TEMPO.CO, Jakarta - Dewan Pengupahan DKI Jakarta menjadwalkan pembahasan syarat dan kategori kebijakan upah minimum provinsi atau UMP tahun depan siang ini, 4 November 2020. Pemerintah DKI telah menetapkan upah minimum tahun depan bersifat asimetris atau tidak seragam melihat kondisi perusahaan.
Anggota Dewan Pengupahan Asosiasi Serikat Pekerja (Aspek) DKI Jakarta, Dedi Hartono, mengatakan dewan pengupahan yang terdiri dari pemerintah, serikat pekerja dan asosiasi pengusaha akan merumuskan syarat tiga kategori sistem pengupahan yang tertuang dalam Peraturan Gubernur nomor 103 tentang upah minimum provinsi 2021. "Salah satu faktor dan syarat perimbangan yang kami akan usulkan adalah audit keuangan dan musyawarah Bipartit antara pengusaha dan dewan karyawan," kata Dedi saat dihubungi, Rabu, 4 November 2020.
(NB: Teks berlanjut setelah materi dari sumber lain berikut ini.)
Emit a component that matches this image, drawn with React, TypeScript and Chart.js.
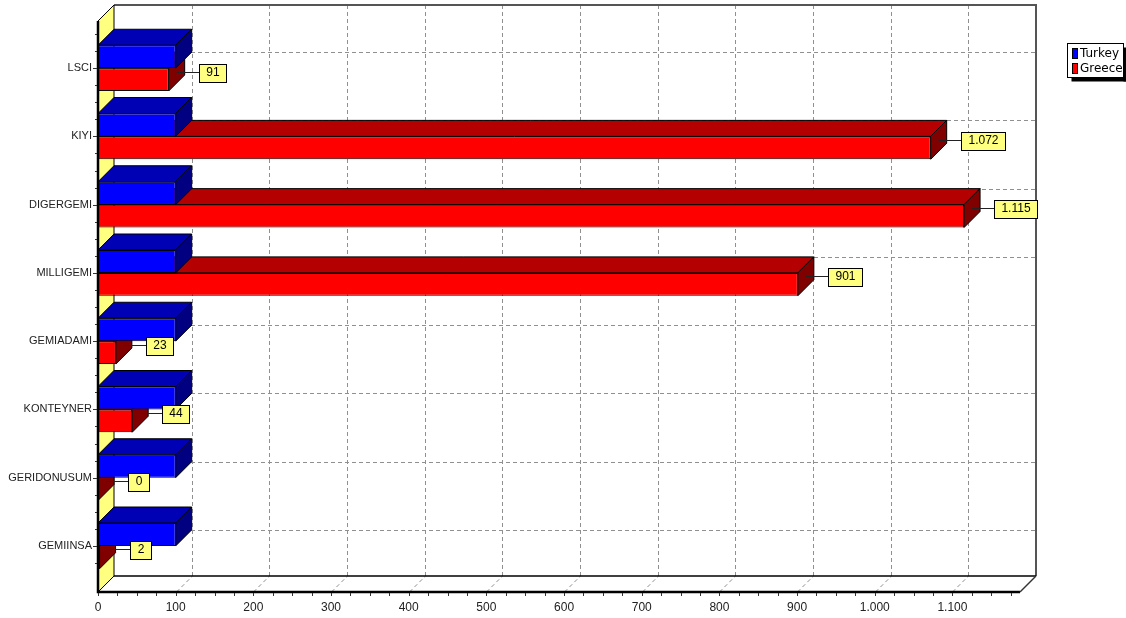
import React, { useEffect, useRef } from 'react';
import { Chart, registerables } from 'chart.js';

Chart.register(...registerables);

const categories = ['LSCI', 'KIYI', 'DIGERGEMI', 'MILLIGEMI', 'GEMIADAMI', 'KONTEYNER', 'GERIDONUSUM', 'GEMIINSA'];
const turkeyValues = [100, 100, 100, 100, 100, 100, 100, 100];
const greeceValues = [91, 1072, 1115, 901, 23, 44, 0, 2];
const xTickValues = [0, 100, 200, 300, 400, 500, 600, 700, 800, 900, 1000, 1100];
const seriesNames = ['Turkey', 'Greece'];
const frontColors = ['#0000FF', '#FF0000'];
const topColors = ['#0000B4', '#B40000'];
const sideColors = ['#000080', '#800000'];

const D = 16;
const AXIS_MAX = 1187;
const FONT = '"Liberation Sans", Arial, sans-serif';

function fmt(v: number): string {
  return Math.round(v).toString().replace(/\B(?=(\d{3})+(?!\d))/g, '.');
}

function frame(chart: any) {
  const ca = chart.chartArea;
  const x = chart.scales.x;
  const fL = x.getPixelForValue(0);
  const fR = ca.right;
  const fT = ca.top - 13;
  const fB = ca.bottom + 12;
  return { fL, fR, fT, fB, bL: fL + D, bR: fR + D, bT: fT - D, bB: fB - D };
}

const threeDPlugin = {
  id: 'threeD',
  beforeDatasetsDraw(chart: any) {
    const { ctx } = chart;
    const xs = chart.scales.x;
    const ys = chart.scales.y;
    const f = frame(chart);
    ctx.save();
    // back wall grid
    ctx.setLineDash([4, 3]);
    ctx.strokeStyle = '#909090';
    ctx.lineWidth = 1;
    xTickValues.forEach((v) => {
      if (v === 0) return;
      const px = Math.round(xs.getPixelForValue(v)) + 0.5;
      ctx.beginPath();
      ctx.moveTo(px + D, f.bT);
      ctx.lineTo(px + D, f.bB);
      ctx.stroke();
      ctx.beginPath();
      ctx.moveTo(px, f.fB);
      ctx.lineTo(px + D, f.bB);
      ctx.stroke();
    });
    categories.forEach((c, i) => {
      const py = Math.round(ys.getPixelForValue(i)) + 0.5 - D;
      ctx.beginPath();
      ctx.moveTo(f.bL, py);
      ctx.lineTo(f.bR, py);
      ctx.stroke();
    });
    ctx.setLineDash([]);
    // back frame
    ctx.strokeStyle = '#555';
    ctx.lineWidth = 2;
    ctx.beginPath();
    ctx.moveTo(f.bL, f.bT);
    ctx.lineTo(f.bR, f.bT);
    ctx.lineTo(f.bR, f.bB);
    ctx.stroke();
    ctx.strokeStyle = '#000';
    ctx.lineWidth = 1.5;
    ctx.beginPath();
    ctx.moveTo(f.bL, f.bB);
    ctx.lineTo(f.bR, f.bB);
    ctx.stroke();
    // left wall
    ctx.fillStyle = '#FFFF80';
    ctx.beginPath();
    ctx.moveTo(f.fL, f.fT);
    ctx.lineTo(f.bL, f.bT);
    ctx.lineTo(f.bL, f.bB);
    ctx.lineTo(f.fL, f.fB);
    ctx.closePath();
    ctx.fill();
    ctx.strokeStyle = '#000';
    ctx.lineWidth = 1;
    ctx.beginPath();
    ctx.moveTo(f.fL, f.fT);
    ctx.lineTo(f.bL, f.bT);
    ctx.lineTo(f.bL, f.bB);
    ctx.lineTo(f.fL, f.fB);
    ctx.stroke();
    ctx.restore();
  },
  beforeDatasetDraw(chart: any, args: any) {
    const { ctx } = chart;
    const i = args.index;
    ctx.save();
    ctx.lineWidth = 1;
    ctx.strokeStyle = '#000';
    args.meta.data.forEach((el: any) => {
      const L = Math.min(el.base, el.x);
      const R = Math.max(el.base, el.x);
      const T = el.y - el.height / 2;
      const B = el.y + el.height / 2;
      ctx.beginPath();
      ctx.moveTo(L, T);
      ctx.lineTo(L + D, T - D);
      ctx.lineTo(R + D, T - D);
      ctx.lineTo(R, T);
      ctx.closePath();
      ctx.fillStyle = topColors[i];
      ctx.fill();
      ctx.stroke();
      ctx.beginPath();
      ctx.moveTo(R, T);
      ctx.lineTo(R + D, T - D);
      ctx.lineTo(R + D, B - D);
      ctx.lineTo(R, B);
      ctx.closePath();
      ctx.fillStyle = sideColors[i];
      ctx.fill();
      ctx.stroke();
    });
    ctx.restore();
  },
  afterDatasetsDraw(chart: any) {
    const { ctx } = chart;
    const xs = chart.scales.x;
    const ys = chart.scales.y;
    const f = frame(chart);
    ctx.save();
    // front frame
    ctx.strokeStyle = '#000';
    ctx.lineWidth = 2.5;
    ctx.beginPath();
    ctx.moveTo(f.fL, f.fT);
    ctx.lineTo(f.fL, f.fB);
    ctx.lineTo(f.fR, f.fB);
    ctx.stroke();
    ctx.lineWidth = 1.5;
    ctx.strokeStyle = '#333';
    ctx.beginPath();
    ctx.moveTo(f.fR, f.fB);
    ctx.lineTo(f.bR, f.bB);
    ctx.stroke();
    ctx.strokeStyle = '#000';
    ctx.lineWidth = 1;
    ctx.beginPath();
    ctx.moveTo(f.fL, f.fT);
    ctx.lineTo(f.bL, f.bT);
    ctx.stroke();
    // x tick marks (every quarter step)
    ctx.strokeStyle = '#333';
    for (let k = 0; k < xTickValues.length; k++) {
      for (let q = 0; q < 4; q++) {
        const v = xTickValues[k] + q * 25;
        if (v > AXIS_MAX) continue;
        const px = Math.round(xs.getPixelForValue(v)) + 0.5;
        ctx.beginPath();
        ctx.moveTo(px, f.fB + 1);
        ctx.lineTo(px, f.fB + 4);
        ctx.stroke();
      }
    }
    // y tick marks
    const band = (ys.getPixelForValue(1) - ys.getPixelForValue(0));
    categories.forEach((c, i) => {
      const cy = ys.getPixelForValue(i);
      for (let q = -2; q < 2; q++) {
        const py = Math.round(cy + (q * band) / 4) + 0.5;
        ctx.beginPath();
        ctx.moveTo(f.fL - (q === 0 ? 5 : 3), py);
        ctx.lineTo(f.fL - 1, py);
        ctx.stroke();
      }
    });
    // value labels for Greece
    const meta = chart.getDatasetMeta(1);
    ctx.font = '12px ' + FONT;
    ctx.textAlign = 'center';
    ctx.textBaseline = 'middle';
    meta.data.forEach((el: any, idx: number) => {
      const val = greeceValues[idx];
      const txt = fmt(val);
      const xEnd = el.x;
      const cy = Math.round(el.y - D / 2) + 0.5;
      const tw = ctx.measureText(txt).width;
      const bw = Math.round(tw + 14);
      const bh = 18;
      const bx = Math.round(xEnd + 30) + 0.5;
      const by = Math.round(cy - bh / 2);
      ctx.strokeStyle = '#222';
      ctx.lineWidth = 1;
      ctx.beginPath();
      ctx.moveTo(xEnd + D / 2, cy);
      ctx.lineTo(bx, cy);
      ctx.stroke();
      ctx.fillStyle = '#FFFF80';
      ctx.fillRect(bx, by + 0.5, bw, bh);
      ctx.strokeStyle = '#000';
      ctx.strokeRect(bx, by + 0.5, bw, bh);
      ctx.fillStyle = '#000';
      ctx.fillText(txt, bx + bw / 2, cy + 0.5);
    });
    ctx.restore();
  },
  afterDraw(chart: any) {
    const { ctx } = chart;
    ctx.save();
    const lx = 1067.5, ly = 43.5, lw = 56, lh = 34;
    ctx.fillStyle = '#000';
    ctx.fillRect(lx + 4, ly + lh, lw, 4);
    ctx.fillRect(lx + lw, ly + 4, 4, lh);
    ctx.fillStyle = '#fff';
    ctx.fillRect(lx, ly, lw, lh);
    ctx.strokeStyle = '#000';
    ctx.lineWidth = 1;
    ctx.strokeRect(lx, ly, lw, lh);
    ctx.font = '12px "DejaVu Sans", Verdana, sans-serif';
    ctx.textAlign = 'left';
    ctx.textBaseline = 'middle';
    seriesNames.forEach((n, i) => {
      const sy = 48.5 + i * 15;
      ctx.fillStyle = frontColors[i];
      ctx.fillRect(1072.5, sy, 5, 10);
      ctx.strokeRect(1072.5, sy, 5, 10);
      ctx.fillStyle = '#000';
      ctx.fillText(n, 1080, sy + 5.5);
    });
    ctx.restore();
  },
};

export default function App() {
  const ref = useRef<HTMLCanvasElement>(null);
  useEffect(() => {
    document.body.style.margin = '0';
    Chart.defaults.font.family = FONT;
    const chart = new Chart(ref.current as HTMLCanvasElement, {
      type: 'bar',
      data: {
        labels: categories,
        datasets: [
          {
            label: seriesNames[0],
            data: turkeyValues,
            backgroundColor: frontColors[0],
            borderColor: '#000',
            borderWidth: 1,
            borderSkipped: false,
            categoryPercentage: 0.67,
            barPercentage: 1,
          },
          {
            label: seriesNames[1],
            data: greeceValues,
            backgroundColor: frontColors[1],
            borderColor: '#000',
            borderWidth: 1,
            borderSkipped: false,
            categoryPercentage: 0.67,
            barPercentage: 1,
          },
        ],
      },
      options: {
        indexAxis: 'y',
        responsive: false,
        devicePixelRatio: 1,
        animation: false,
        layout: { padding: { left: 0, top: 34, right: 106, bottom: 0 } },
        plugins: { legend: { display: false }, tooltip: { enabled: false } },
        scales: {
          x: {
            type: 'linear',
            position: 'bottom',
            min: 0,
            max: AXIS_MAX,
            afterFit: (s: any) => { s.height = 38; },
            afterBuildTicks: (s: any) => { s.ticks = xTickValues.map((v) => ({ value: v })); },
            grid: { display: false, drawTicks: false },
            border: { display: false },
            ticks: {
              autoSkip: false,
              maxRotation: 0,
              padding: 20,
              color: '#222',
              font: { size: 12, family: FONT },
              callback: (v: any) => fmt(Number(v)),
            },
          },
          y: {
            type: 'category',
            position: 'left',
            offset: true,
            afterFit: (s: any) => { s.width = 98; },
            grid: { display: false, drawTicks: false },
            border: { display: false },
            ticks: {
              autoSkip: false,
              padding: 6,
              color: '#222',
              font: { size: 11, family: FONT },
            },
          },
        },
      },
      plugins: [threeDPlugin],
    } as any);
    return () => chart.destroy();
  }, []);
  return (
    <div style={{ position: 'absolute', left: 0, top: 0, width: 1126, height: 618, background: '#fff' }}>
      <canvas ref={ref} width={1126} height={618} style={{ width: 1126, height: 618, display: 'block' }} />
    </div>
  );
}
Dalam peraturan gubernur itu pemerintah mengatur tiga kategori upah yang diterapkan tahun depan. Pertama, perusahaan yang tidak terdampak wajib menaikan upah. Kedua, perusahaan yang terpukul karena pandemi Covid-19 bisa mengajukan surat untuk tidak menaikkan upah minimum.
Terakhir, perusahaan yang masuk kategori terkena dampak menengah karena Covid-19 bisa menangguhkan kenaikan upah. Penangguhan upah ini, kata dia, punya konsekuensi perusahaan wajib membayar upah yang ditangguhkan setelah kondisi perusahaan normal kembali.
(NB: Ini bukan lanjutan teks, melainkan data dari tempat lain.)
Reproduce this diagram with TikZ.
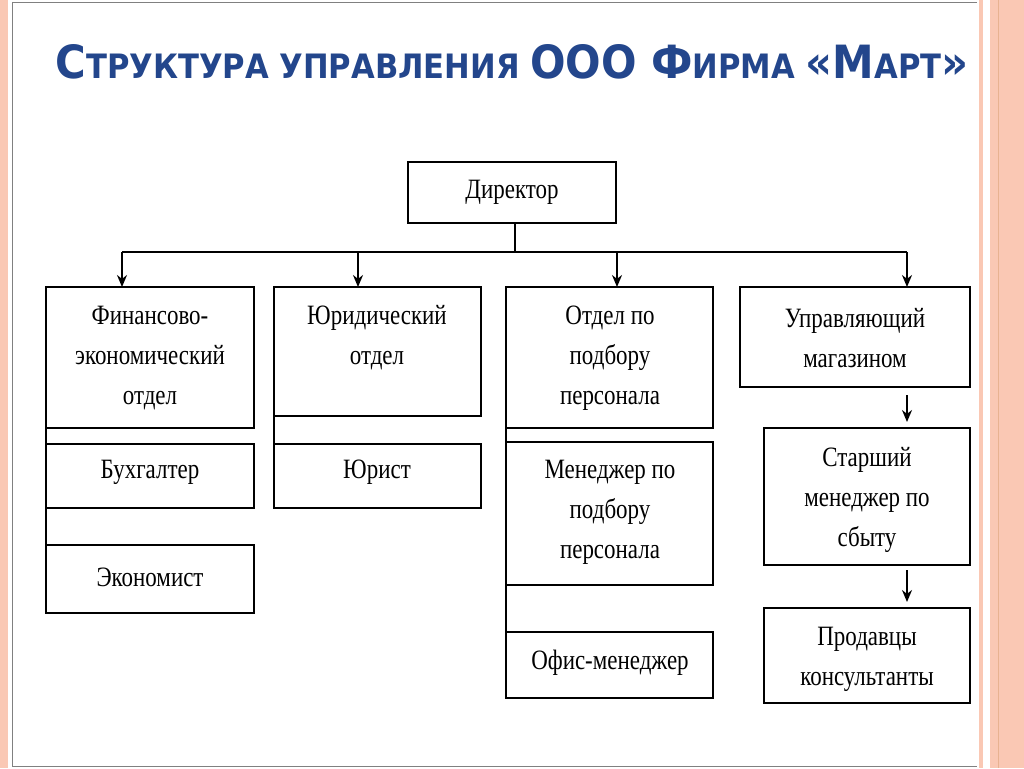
\documentclass[tikz,border=0pt]{standalone}
\usepackage{fontspec}
\setmainfont{Liberation Serif}
\newfontfamily\titlefont{DejaVu Sans}
\usetikzlibrary{arrows.meta}
\definecolor{stripe}{RGB}{250,200,180}
\definecolor{titleblue}{RGB}{35,70,140}
\begin{document}
\begin{tikzpicture}[x=1pt,y=-1pt,
  box/.style={draw,line width=2pt,inner sep=0pt},
  lbl/.style={font=\fontsize{28}{40}\selectfont,align=center,xscale=0.82},
  arr/.style={line width=1.8pt,-{Stealth[length=12pt,width=10pt]}},
  ln/.style={line width=1.8pt}]
\useasboundingbox (0,0) rectangle (1024,768);
\fill[white] (0,0) rectangle (1024,768);
\fill[stripe] (0,0) rectangle (8,768);
\fill[stripe] (979,0) rectangle (983,768);
\fill[stripe] (990,0) rectangle (1024,768);
\draw[stripe!70!brown,line width=0.6pt] (998,0) -- (998,768);
\draw[gray,line width=0.8pt] (12,2) -- (977,2) (12,2) -- (12,766) -- (977,766);
\node[font=\titlefont\bfseries,text=titleblue] (title) at (512,62)
 {\resizebox{913pt}{34pt}{\fontsize{30}{30}\selectfont С\fontsize{22}{22}\selectfont ТРУКТУРА УПРАВЛЕНИЯ \fontsize{30}{30}\selectfont ООО Ф\fontsize{22}{22}\selectfont ИРМА \fontsize{30}{30}\selectfont «М\fontsize{22}{22}\selectfont АРТ\fontsize{30}{30}\selectfont »}};
% boxes
\node[box] (dir) at (512,192.5) [minimum width=208pt,minimum height=61pt] {};
\node[lbl] at (dir) {Директор};
\draw[box] (46,287) rectangle (254,428); \node[lbl] (fin) at (150,358) {Финансово-\\экономический\\отдел};
\draw[box] (46,444) rectangle (254,508); \node[lbl] (buh) at (150,472) {Бухгалтер};
\draw[box] (46,545) rectangle (254,613); \node[lbl] (eco) at (150,577) {Экономист};
\draw[box] (274,287) rectangle (481,416); \node[lbl] (jur) at (377,338) {Юридический\\отдел};
\draw[box] (274,444) rectangle (481,508); \node[lbl] (jurist) at (377,472) {Юрист};
\draw[box] (506,287) rectangle (713,428); \node[lbl] (pers) at (610,358) {Отдел по\\подбору\\персонала};
\draw[box] (506,442) rectangle (713,585); \node[lbl] (man) at (610,512) {Менеджер по\\подбору\\персонала};
\draw[box] (506,632) rectangle (713,698); \node[lbl] (off) at (610,663) {Офис-менеджер};
\draw[box] (740,287) rectangle (970,387); \node[lbl] (upr) at (855,338) {Управляющий\\магазином};
\draw[box] (764,428) rectangle (970,565); \node[lbl] (star) at (867,500) {Старший\\менеджер по\\сбыту};
\draw[box] (764,608) rectangle (970,703); \node[lbl] (prod) at (867,659) {Продавцы\\консультанты};
% connectors
\coordinate (bus) at (515,252);
\draw[ln] (dir.south) ++(3,0) -- (bus);
\draw[ln] (122,252) -- (907,252);
\draw[arr] (122,252) -- (122,287);
\draw[arr] (358,252) -- (358,287);
\draw[arr] (617,252) -- (617,287);
\draw[arr] (907,252) -- (907,287);
\draw[ln] (46,428) -- (46,545);
\draw[ln] (274,416) -- (274,444);
\draw[ln] (506,428) -- (506,632);
\draw[arr] (907,395) -- (907,422);
\draw[arr] (907,570) -- (907,602);
\end{tikzpicture}
\end{document}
"Konsekuensi penangguhan adalah mengganti.” Jika tidak menjalankan, artinya melanggar kebijakan pemerintah.
Dalam menentukan semua proses ini, kata dia, dewan pengupahan bakal mendorong adanya perundingan Bipartit. Kedua belah pihak, pengusaha dan karyawan, setuju dengan kebijakan yang bakal diambil untuk tidak menaikkan atau menangguhkan upah.
"Kebijakan itu bisa dijalankan jika perusahaan transparan memberikan data audit keuangannya.” Oleh karena itu, Aspek meminta perusahaan buka data itu untuk menentukan keputusan penentuan upah tahun depan.